A similar combination of familiarity and unawareness surrounds the connection between Church and nation. The UK has no national faith, but for reasons most people have forgotten the Church is woven into its government. The Church of England passes its own laws. Bishops sit in the House of Lords. About a third of England's state-funded schools are faith schools. New monarchs are initiated by the Archbishop of Canterbury. The monarch is supreme governor of a Church of England. Coins in your pocket tell you (in what was once the international language of the western Church that hardly anyone now reads) that she is FIDEI DEFENSATRIX and reigns 'by the grace of God'.
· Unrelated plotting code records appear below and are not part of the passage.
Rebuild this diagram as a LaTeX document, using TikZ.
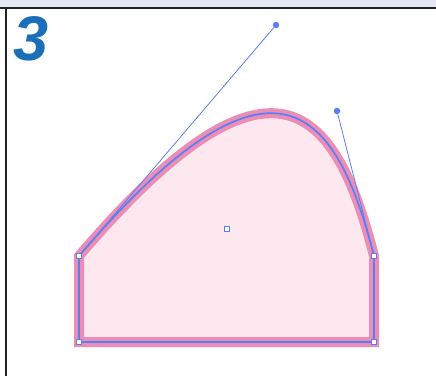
\documentclass[tikz,border=0pt]{standalone}
\usepackage{fontspec}
\setmainfont{Liberation Sans}
\definecolor{bandgray}{HTML}{E3E8F2}
\definecolor{framedark}{HTML}{222222}
\definecolor{shapepink}{HTML}{EC8DB5}
\definecolor{shapefill}{HTML}{FDE8F0}
\definecolor{pathblue}{HTML}{5A7FF5}
\definecolor{stepblue}{HTML}{1A6FB8}
\tikzset{
    x=1pt, y=-1pt,
    anchorpt/.style={
        draw=pathblue,
        fill=white,
        line width=1.2pt,
        rectangle,
        minimum size=5pt,
        inner sep=0pt
    },
    handlept/.style={
        fill=pathblue,
        circle,
        minimum size=6.5pt,
        inner sep=0pt
    },
    handleline/.style={
        draw=pathblue,
        line width=0.8pt
    }
}
\begin{document}
\begin{tikzpicture}
    \useasboundingbox (0,0) rectangle (436,376);
    \fill[bandgray] (0,0) rectangle (436,7);
    \draw[framedark, line width=2pt] (0,7.5) -- (436,7.5);
    \draw[framedark, line width=2pt] (5.5,7.5) -- (5.5,376);

    \node[anchor=north west, inner sep=0pt, text=stepblue,
          font=\fontsize{63}{63}\selectfont\bfseries\itshape] (step) at (13,16) {3};

    % path points
    \coordinate (tl) at (79,256);
    \coordinate (bl) at (79,342);
    \coordinate (br) at (374,342);
    \coordinate (tr) at (374,256);
    \coordinate (c1) at (276,25);
    \coordinate (c2) at (337,111);

    \draw[shapepink, fill=shapefill, line width=10pt]
        (tl) .. controls (c1) and (c2) .. (tr) -- (br) -- (bl) -- cycle;
    \draw[pathblue, line width=1.7pt]
        (tl) .. controls (c1) and (c2) .. (tr) -- (br) -- (bl) -- cycle;

    \node[handlept] (h1) at (c1) {};
    \node[handlept] (h2) at (c2) {};
    \draw[handleline] (tl) -- (h1);
    \draw[handleline] (tr) -- (h2);

    \node[anchorpt] (ptl) at (tl) {};
    \node[anchorpt] (pbl) at (bl) {};
    \node[anchorpt] (pbr) at (br) {};
    \node[anchorpt] (ptr) at (tr) {};
    \node[anchorpt, line width=1.5pt, minimum size=5pt] (mid) at (227,229) {};
\end{tikzpicture}
\end{document}
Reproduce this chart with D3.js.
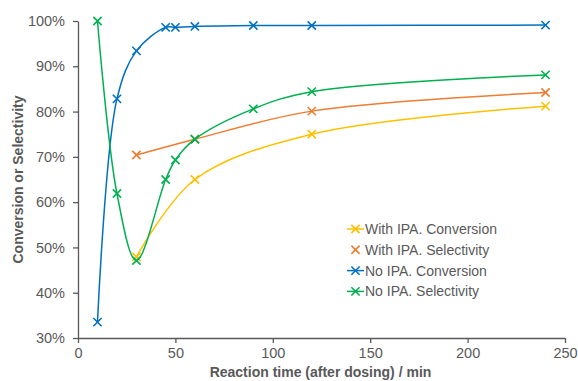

Richard Morris has spent fifty years studying churches - their imagery, why they are where they are, how they were built, how they were used, where their materials came from, the dead beneath their floors, their graffiti. EVENSONG: PLACES, PEOPLE AND THR CHURCH IN ENGLAND will use case studies from his experience involving an interplay of myth, science and faith to explore connections between churches in history and people today. Alongside encounters with saints, medieval doors that still swing on their hinges, stories of secret passages, or sounds of a Tudor organ re-voiced from bits, people loom large: archbishops, parishioners, bell-ringers, musicians, gravediggers and beggars. Spanning two thousand years, linking past and present, people and places, EVENSONG is a magnificent contribution to our understanding of the nation's history and its current state.
Richard Morris is emeritus professor of archaeology at the University of Huddersfield. He began his career working on excavations under York Minster in 1971. Since then he has worked as a university teacher, as director of the Council for British Archaeology, as director of the Leeds Institute for Medieval Studies, and as a writer and composer. His book Churches in the Landscape (1989) is widely regarded as a pioneering classic. Time's Anvil: England, Archaeology and the Imagination was longlisted for the Samuel Johnson Prize and shortlisted for the Current Archaeology Book of the Year Award. He is completing a new biography of the aeronautical engineer Barnes Wallis, and working on a social history of interwar England from the air.